* ENTRIES PROVIDED *
☆ ☆ ☆ ☆

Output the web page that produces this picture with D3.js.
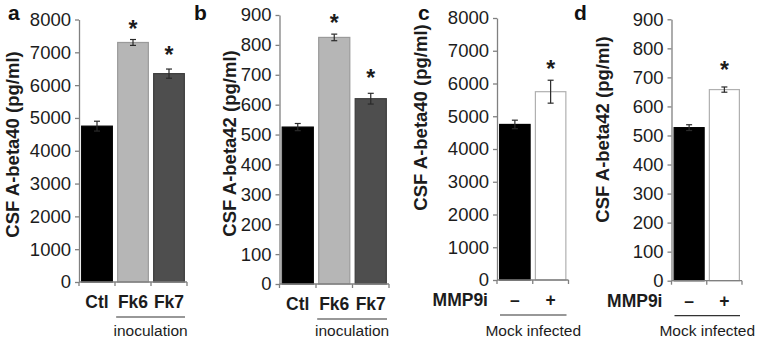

☆ ☆ ☆ ☆

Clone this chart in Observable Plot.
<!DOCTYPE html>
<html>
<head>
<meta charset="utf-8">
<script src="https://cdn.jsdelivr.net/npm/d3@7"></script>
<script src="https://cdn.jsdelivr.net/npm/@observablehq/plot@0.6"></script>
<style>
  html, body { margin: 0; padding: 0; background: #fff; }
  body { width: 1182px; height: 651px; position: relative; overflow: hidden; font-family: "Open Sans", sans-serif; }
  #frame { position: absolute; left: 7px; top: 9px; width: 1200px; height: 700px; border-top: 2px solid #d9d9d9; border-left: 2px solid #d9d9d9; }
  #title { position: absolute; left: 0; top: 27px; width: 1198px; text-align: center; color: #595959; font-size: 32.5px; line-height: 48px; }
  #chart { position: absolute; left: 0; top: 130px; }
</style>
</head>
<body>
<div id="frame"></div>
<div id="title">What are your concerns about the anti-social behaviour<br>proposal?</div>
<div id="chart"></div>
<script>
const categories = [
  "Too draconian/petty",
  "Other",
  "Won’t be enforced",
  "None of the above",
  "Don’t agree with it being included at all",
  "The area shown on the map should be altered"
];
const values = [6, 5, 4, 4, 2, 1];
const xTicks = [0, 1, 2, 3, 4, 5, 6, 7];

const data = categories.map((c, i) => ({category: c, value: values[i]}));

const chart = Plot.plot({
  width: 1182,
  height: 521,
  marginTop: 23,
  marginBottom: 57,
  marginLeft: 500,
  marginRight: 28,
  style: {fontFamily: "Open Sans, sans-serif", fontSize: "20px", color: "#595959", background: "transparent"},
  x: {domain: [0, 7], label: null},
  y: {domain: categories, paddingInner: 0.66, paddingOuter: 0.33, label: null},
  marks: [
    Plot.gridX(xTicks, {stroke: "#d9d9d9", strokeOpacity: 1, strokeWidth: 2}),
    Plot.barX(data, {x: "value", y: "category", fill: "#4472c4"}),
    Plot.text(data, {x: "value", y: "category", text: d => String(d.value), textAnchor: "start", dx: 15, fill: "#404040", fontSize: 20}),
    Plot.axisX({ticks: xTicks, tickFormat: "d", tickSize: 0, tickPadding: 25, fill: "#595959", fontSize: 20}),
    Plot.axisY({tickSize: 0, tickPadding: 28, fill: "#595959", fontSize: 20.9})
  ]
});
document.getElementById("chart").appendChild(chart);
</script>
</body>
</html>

☆ ☆ ☆ ☆

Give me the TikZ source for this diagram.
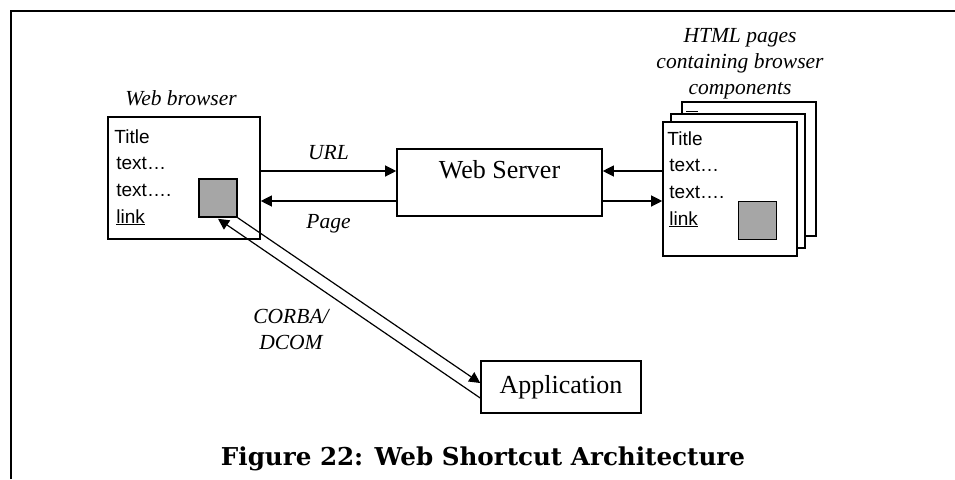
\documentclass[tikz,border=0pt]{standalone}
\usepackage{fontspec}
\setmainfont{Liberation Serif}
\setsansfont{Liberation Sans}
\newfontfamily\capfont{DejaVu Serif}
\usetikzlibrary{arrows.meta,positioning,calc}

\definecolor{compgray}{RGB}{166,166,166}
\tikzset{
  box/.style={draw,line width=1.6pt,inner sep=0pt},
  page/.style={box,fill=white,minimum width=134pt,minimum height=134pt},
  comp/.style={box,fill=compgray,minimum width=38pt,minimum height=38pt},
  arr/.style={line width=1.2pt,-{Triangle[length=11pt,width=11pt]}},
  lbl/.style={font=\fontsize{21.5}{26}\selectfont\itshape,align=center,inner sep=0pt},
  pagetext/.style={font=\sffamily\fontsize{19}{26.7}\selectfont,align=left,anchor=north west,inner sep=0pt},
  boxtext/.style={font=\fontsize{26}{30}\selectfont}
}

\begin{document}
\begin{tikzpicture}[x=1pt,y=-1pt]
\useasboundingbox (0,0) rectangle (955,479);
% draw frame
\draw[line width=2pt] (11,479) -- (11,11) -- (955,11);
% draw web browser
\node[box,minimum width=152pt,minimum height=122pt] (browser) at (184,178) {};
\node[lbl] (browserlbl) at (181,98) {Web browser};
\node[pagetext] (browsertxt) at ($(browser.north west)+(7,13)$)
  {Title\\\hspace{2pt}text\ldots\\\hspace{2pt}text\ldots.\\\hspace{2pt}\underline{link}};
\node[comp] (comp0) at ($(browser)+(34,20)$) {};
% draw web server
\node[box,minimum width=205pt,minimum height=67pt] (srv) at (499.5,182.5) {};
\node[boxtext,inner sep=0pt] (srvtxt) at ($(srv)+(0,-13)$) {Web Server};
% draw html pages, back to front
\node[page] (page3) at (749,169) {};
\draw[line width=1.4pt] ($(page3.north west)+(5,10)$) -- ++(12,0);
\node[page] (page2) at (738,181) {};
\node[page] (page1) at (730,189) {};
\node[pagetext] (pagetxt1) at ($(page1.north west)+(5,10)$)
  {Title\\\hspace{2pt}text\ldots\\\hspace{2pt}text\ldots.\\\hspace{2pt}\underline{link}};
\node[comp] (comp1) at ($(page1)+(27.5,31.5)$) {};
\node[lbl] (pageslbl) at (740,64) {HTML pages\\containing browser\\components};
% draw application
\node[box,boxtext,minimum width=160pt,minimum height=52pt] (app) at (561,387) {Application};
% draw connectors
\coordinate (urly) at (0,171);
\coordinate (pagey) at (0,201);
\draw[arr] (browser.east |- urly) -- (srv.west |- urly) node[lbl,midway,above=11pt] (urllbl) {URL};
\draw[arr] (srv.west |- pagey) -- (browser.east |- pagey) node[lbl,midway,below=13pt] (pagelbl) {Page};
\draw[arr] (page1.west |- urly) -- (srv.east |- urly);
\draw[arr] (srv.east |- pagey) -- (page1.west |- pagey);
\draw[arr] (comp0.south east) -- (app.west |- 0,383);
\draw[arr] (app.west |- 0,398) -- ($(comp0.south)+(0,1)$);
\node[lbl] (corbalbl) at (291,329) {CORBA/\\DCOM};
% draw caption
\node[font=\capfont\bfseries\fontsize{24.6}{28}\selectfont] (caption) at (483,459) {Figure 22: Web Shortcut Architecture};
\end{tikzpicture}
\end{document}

☆ ☆ ☆ ☆

* WORK TO COMPLETE *
For each line in the data above that contains the string "with", extract the line.

* THE OUTPUT *
Output the web page that produces this picture with D3.js.
  "Don’t agree with it being included at all",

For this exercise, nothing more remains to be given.